Antonio Villaraigosa won't be the mayor for another month and a day, but his election continues to fascinate the media. Two profilish stories this weekend, in the Timeses of Los Angeles and New York, both mention his penchant for talking in their lede, and say he's using tea to treat sore vocal cords. Both also bring up the film Crash, which Villaraigosa and his wife Corina saw last Sunday at a 10:55 p.m. showing at the Arclight, after attending a Pepe Aguilar concert. Both stories also have new portraits shot in the third floor corridor at City Hall (the one here is by Brian Vander Brug in the LAT.)
Tina Daunt's LAT piece delves into the mayor-elect's personal style — Armani suits, 16½-32 dress shirts, whitened teeth, red wine and an occasional cigar — and his taste for fine restaurants: Water Grill, Patina, Morton's.
Villaraigosa is gregarious, but he's not exactly funny. If the mayoral voting were based on laughs, the droll Hahn would have won handily. Villaraigosa is not one to tell jokes, especially the self-deprecating sort, whereas Hahn quipped on election night that he suffered from "charisma deficit disorder.""Antonio knows how to relax, he knows how to have fun but he's very conscientious about how people perceive him," said former Assemblyman Richard Katz, a longtime friend who is serving on the mayor-elect's transition team. "Because of who he is and where he comes from, he feels people are constantly judging him."
[skip]The new mayor found [Crash], which underscores the racial divisions in Los Angeles, "very disturbing." "It shows things that I have been talking about for some time," Villaraigosa said. "It talks about racial polarization in Los Angeles, but it also shows people reaching beyond it…. Our strength is the diversity of the city. We have to figure out how we talk to one another."

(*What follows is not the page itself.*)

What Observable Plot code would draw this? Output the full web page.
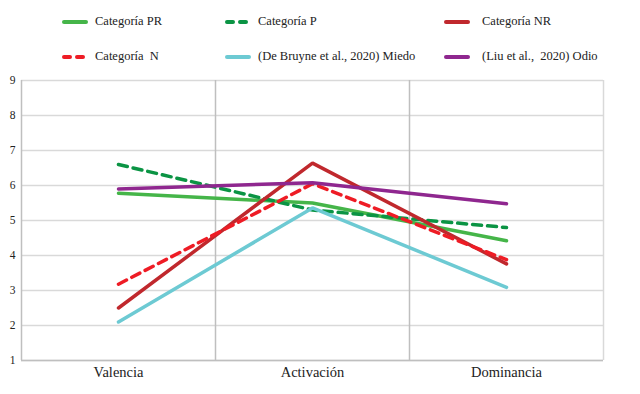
<!DOCTYPE html>
<html><head><meta charset="utf-8">
<script src="https://cdn.jsdelivr.net/npm/d3@7"></script>
<script src="https://cdn.jsdelivr.net/npm/@observablehq/plot@0.6"></script>
<style>
body{margin:0;background:#fff;font-family:"Liberation Serif","DejaVu Serif",serif;}
#legend{position:relative;width:640px;height:75px;}
.sw{position:absolute;}
.lt{position:absolute;font-size:12.5px;color:#222;white-space:pre;line-height:14px;}
</style></head>
<body>
<div id="legend"></div>
<div id="chart"></div>
<script>
const dims = ["Valencia", "Activación", "Dominancia"];
const seriesNames = ["Categoría PR", "Categoría P", "Categoría NR", "Categoría  N", "(De Bruyne et al., 2020) Miedo", "(Liu et al.,  2020) Odio"];
const colors = ["#45b549", "#0b9444", "#c0282d", "#ee1c25", "#6dcad3", "#8f278f"];
const dashed = [false, true, false, true, false, false];
const valsPR = [5.78, 5.5, 4.42];
const valsP = [6.6, 5.3, 4.8];
const valsNR = [2.5, 6.64, 3.76];
const valsN = [3.18, 6.05, 3.88];
const valsMiedo = [2.1, 5.36, 3.09];
const valsOdio = [5.9, 6.08, 5.48];
const yTicks = [1, 2, 3, 4, 5, 6, 7, 8, 9];

const allVals = [valsPR, valsP, valsNR, valsN, valsMiedo, valsOdio];

// legend layout
const swX = [62, 225, 444, 62, 225, 444];
const txX = [95, 258, 482, 95, 258, 482];
const rowY = [22, 22, 22, 57, 57, 57];
const lg = document.getElementById("legend");
seriesNames.forEach((n, i) => {
  const s = document.createElement("div");
  s.className = "sw";
  s.style.left = swX[i] + "px";
  s.style.top = (rowY[i] - 4) + "px";
  s.innerHTML = `<svg width="26" height="8" style="display:block"><line x1="2" x2="24" y1="4" y2="4" stroke="${colors[i]}" stroke-width="4" stroke-linecap="round" ${dashed[i] ? 'stroke-dasharray="6,7"' : ''}/></svg>`;
  lg.appendChild(s);
  const t = document.createElement("div");
  t.className = "lt";
  t.style.left = txX[i] + "px";
  t.style.top = (rowY[i] - 8) + "px";
  t.textContent = n;
  lg.appendChild(t);
});

const data = [];
allVals.forEach((vals, s) => vals.forEach((v, j) => data.push({series: seriesNames[s], dim: dims[j], value: v})));

const W = 640, ml = 21, mr = 37;
const half = (W - ml - mr) / dims.length / 2;

const marks = [
  Plot.ruleY(yTicks, {stroke: "#d9d9d9", strokeWidth: 1.5}),
  Plot.ruleX(dims.slice(1), {dx: -half, stroke: "#bfbfbf", strokeWidth: 1.5}),
  Plot.ruleX([dims[dims.length - 1]], {dx: half, stroke: "#d9d9d9", strokeWidth: 1.5}),
  Plot.ruleX([dims[0]], {dx: -half, stroke: "#bfbfbf", strokeWidth: 1.5}),
  Plot.ruleY([1], {stroke: "#bfbfbf", strokeWidth: 1.5}),
  Plot.axisY({ticks: yTicks, tickSize: 0, tickPadding: 6, fontSize: 11.5, tickFormat: d => d, label: null}),
  Plot.axisX({tickSize: 0, tickPadding: 6, fontSize: 14.5, label: null})
];
seriesNames.forEach((n, i) => {
  marks.push(Plot.line(data.filter(d => d.series === n), {
    x: "dim", y: "value", stroke: colors[i], strokeWidth: 3.5,
    strokeDasharray: dashed[i] ? "9,6" : null, strokeLinejoin: "miter"
  }));
});

const chart = Plot.plot({
  width: W, height: 319,
  marginLeft: ml, marginRight: mr, marginTop: 5, marginBottom: 34,
  style: {fontFamily: "'Liberation Serif', 'DejaVu Serif', serif", color: "#222", background: "#fff"},
  x: {type: "point", domain: dims, padding: 0.5},
  y: {domain: [1, 9]},
  marks
});
document.getElementById("chart").appendChild(chart);
</script>
</body></html>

In the New York Times on Monday, L.A. bureau chief John Broder depicts the incoming mayor as a potential healer of ethnic divisions, though finds "a certain rote, stump-speech cast to Mr. Villaraigosa's ode-to-the-melting-pot language." Broder uses Crash in a curious aside, suggesting that many Angelenos have seen and been disturbed by the film and find Villaraigosa "a welcome tonic." In the piece, the mayor-elect asks for patience.
Because of the breadth of his victory, Mr. Villaraigosa will have to deal with the heightened expectations of the electorate after four years under the phlegmatic Mr. Hahn. He is pleading for some time to put his vision into effect."Nobody has a magic wand," he said, sipping hot milk and tea from a huge mug to soothe his damaged vocal cords. "I'm well aware the expectations are high and while some would say beyond what any one individual could accomplish, the people expect you to work every day on their problems and see progress at the end of the time served."
Broder's piece is the only one where I've read that Gov. Schwarzenegger was the first public official to call and congratulate Villaraigosa on election night. It also labels Arnold and Antonio "exemplars of immigrant success," but I believe only one of them is an immigrant (hint: it's the one with the accent.)